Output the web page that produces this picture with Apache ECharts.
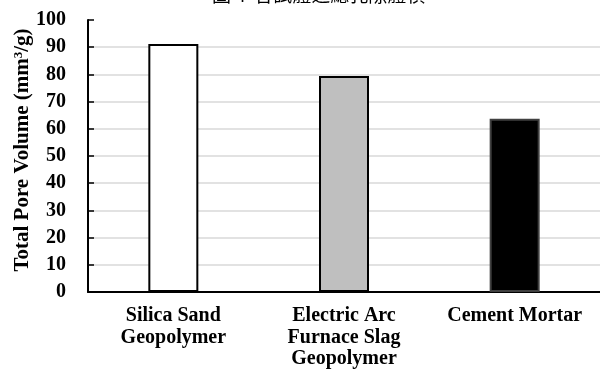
<!DOCTYPE html>
<html>
<head>
<meta charset="utf-8">
<script src="https://cdn.jsdelivr.net/npm/echarts@6/dist/echarts.min.js"></script>
<style>
    html, body { margin: 0; padding: 0; background: #fff; }
    #pore-volume { width: 600px; height: 371px; }
</style>
</head>
<body>
<div id="pore-volume"></div>
<script>
// 資料
var categories = ['Silica Sand\nGeopolymer', 'Electric Arc\nFurnace Slag\nGeopolymer', 'Cement Mortar'];
var poreVolume = [91.2, 79.4, 63.7];
var yTicks = [0, 10, 20, 30, 40, 50, 60, 70, 80, 90, 100];

var barFill = ['#ffffff', '#bfbfbf', '#000000'];
var barBorder = ['#000000', '#000000', '#404040'];

var chart = echarts.init(document.getElementById('pore-volume'));
var serif = '"Liberation Serif", "Times New Roman", serif';

// 最上面那條格線不畫
var gridColors = yTicks.map(function (v, i) {
    return i === yTicks.length - 1 ? 'rgba(0,0,0,0)' : '#d9d9d9';
});

var option = {
    animation: false,
    backgroundColor: '#fff',
    title: {
        text: '圖 4  各試體之總孔隙體積',
        left: 207,
        top: -20,
        textStyle: {
            fontFamily: '"Noto Sans CJK TC", sans-serif',
            fontSize: 19,
            fontWeight: 'normal',
            color: '#000'
        }
    },
    grid: {
        top: 20,
        left: 88,
        right: 0,
        bottom: 79,
        containLabel: false,
        outerBoundsMode: 'none'
    },
    xAxis: {
        type: 'category',
        data: categories,
        axisLine: { lineStyle: { color: '#000', width: 2 } },
        axisTick: { show: false },
        axisLabel: {
            interval: 0,
            margin: 13,
            color: '#000',
            fontFamily: serif,
            fontWeight: 'bold',
            fontSize: 20,
            lineHeight: 21.7
        }
    },
    yAxis: {
        type: 'value',
        min: yTicks[0],
        max: yTicks[yTicks.length - 1],
        interval: 10,
        name: 'Total Pore Volume (mm{sup|3}/g)',
        nameLocation: 'middle',
        nameGap: 54,
        nameMoveOverlap: false,
        nameTextStyle: {
            color: '#000',
            fontFamily: serif,
            fontWeight: 'bold',
            fontSize: 21,
            padding: [0, 0, 0, 12],
            rich: {
                sup: {
                    fontFamily: serif,
                    fontWeight: 'bold',
                    fontSize: 13,
                    verticalAlign: 'top',
                    padding: [0, 0, 9, 0],
                    color: '#000'
                }
            }
        },
        axisLine: { show: true, lineStyle: { color: '#000', width: 2 } },
        axisTick: { show: true, inside: true, length: 6, lineStyle: { color: '#000', width: 1.5 } },
        splitLine: { lineStyle: { color: gridColors, width: 1.5 } },
        axisLabel: {
            margin: 22,
            color: '#000',
            fontFamily: serif,
            fontWeight: 'bold',
            fontSize: 20
        }
    },
    series: [
        {
            type: 'bar',
            barWidth: 50,
            data: poreVolume.map(function (v, i) {
                return {
                    value: v,
                    itemStyle: {
                        color: barFill[i],
                        borderColor: barBorder[i],
                        borderWidth: 2
                    }
                };
            })
        }
    ]
};

chart.setOption(option);
</script>
</body>
</html>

- - - - -

▶ **WORK TO COMPLETE**
Transcribe the whole listing exactly. Pictures stay out of your copy.

▶ **TASK RESULT**
Output the web page that produces this picture with Apache ECharts.
<!DOCTYPE html>
<html>
<head>
<meta charset="utf-8">
<script src="https://cdn.jsdelivr.net/npm/echarts@6/dist/echarts.min.js"></script>
<style>
    html, body { margin: 0; padding: 0; background: #fff; }
    #pore-volume { width: 600px; height: 371px; }
</style>
</head>
<body>
<div id="pore-volume"></div>
<script>
// 資料
var categories = ['Silica Sand\nGeopolymer', 'Electric Arc\nFurnace Slag\nGeopolymer', 'Cement Mortar'];
var poreVolume = [91.2, 79.4, 63.7];
var yTicks = [0, 10, 20, 30, 40, 50, 60, 70, 80, 90, 100];

var barFill = ['#ffffff', '#bfbfbf', '#000000'];
var barBorder = ['#000000', '#000000', '#404040'];

var chart = echarts.init(document.getElementById('pore-volume'));
var serif = '"Liberation Serif", "Times New Roman", serif';

// 最上面那條格線不畫
var gridColors = yTicks.map(function (v, i) {
    return i === yTicks.length - 1 ? 'rgba(0,0,0,0)' : '#d9d9d9';
});

var option = {
    animation: false,
    backgroundColor: '#fff',
    title: {
        text: '圖 4  各試體之總孔隙體積',
        left: 207,
        top: -20,
        textStyle: {
            fontFamily: '"Noto Sans CJK TC", sans-serif',
            fontSize: 19,
            fontWeight: 'normal',
            color: '#000'
        }
    },
    grid: {
        top: 20,
        left: 88,
        right: 0,
        bottom: 79,
        containLabel: false,
        outerBoundsMode: 'none'
    },
    xAxis: {
        type: 'category',
        data: categories,
        axisLine: { lineStyle: { color: '#000', width: 2 } },
        axisTick: { show: false },
        axisLabel: {
            interval: 0,
            margin: 13,
            color: '#000',
            fontFamily: serif,
            fontWeight: 'bold',
            fontSize: 20,
            lineHeight: 21.7
        }
    },
    yAxis: {
        type: 'value',
        min: yTicks[0],
        max: yTicks[yTicks.length - 1],
        interval: 10,
        name: 'Total Pore Volume (mm{sup|3}/g)',
        nameLocation: 'middle',
        nameGap: 54,
        nameMoveOverlap: false,
        nameTextStyle: {
            color: '#000',
            fontFamily: serif,
            fontWeight: 'bold',
            fontSize: 21,
            padding: [0, 0, 0, 12],
            rich: {
                sup: {
                    fontFamily: serif,
                    fontWeight: 'bold',
                    fontSize: 13,
                    verticalAlign: 'top',
                    padding: [0, 0, 9, 0],
                    color: '#000'
                }
            }
        },
        axisLine: { show: true, lineStyle: { color: '#000', width: 2 } },
        axisTick: { show: true, inside: true, length: 6, lineStyle: { color: '#000', width: 1.5 } },
        splitLine: { lineStyle: { color: gridColors, width: 1.5 } },
        axisLabel: {
            margin: 22,
            color: '#000',
            fontFamily: serif,
            fontWeight: 'bold',
            fontSize: 20
        }
    },
    series: [
        {
            type: 'bar',
            barWidth: 50,
            data: poreVolume.map(function (v, i) {
                return {
                    value: v,
                    itemStyle: {
                        color: barFill[i],
                        borderColor: barBorder[i],
                        borderWidth: 2
                    }
                };
            })
        }
    ]
};

chart.setOption(option);
</script>
</body>
</html>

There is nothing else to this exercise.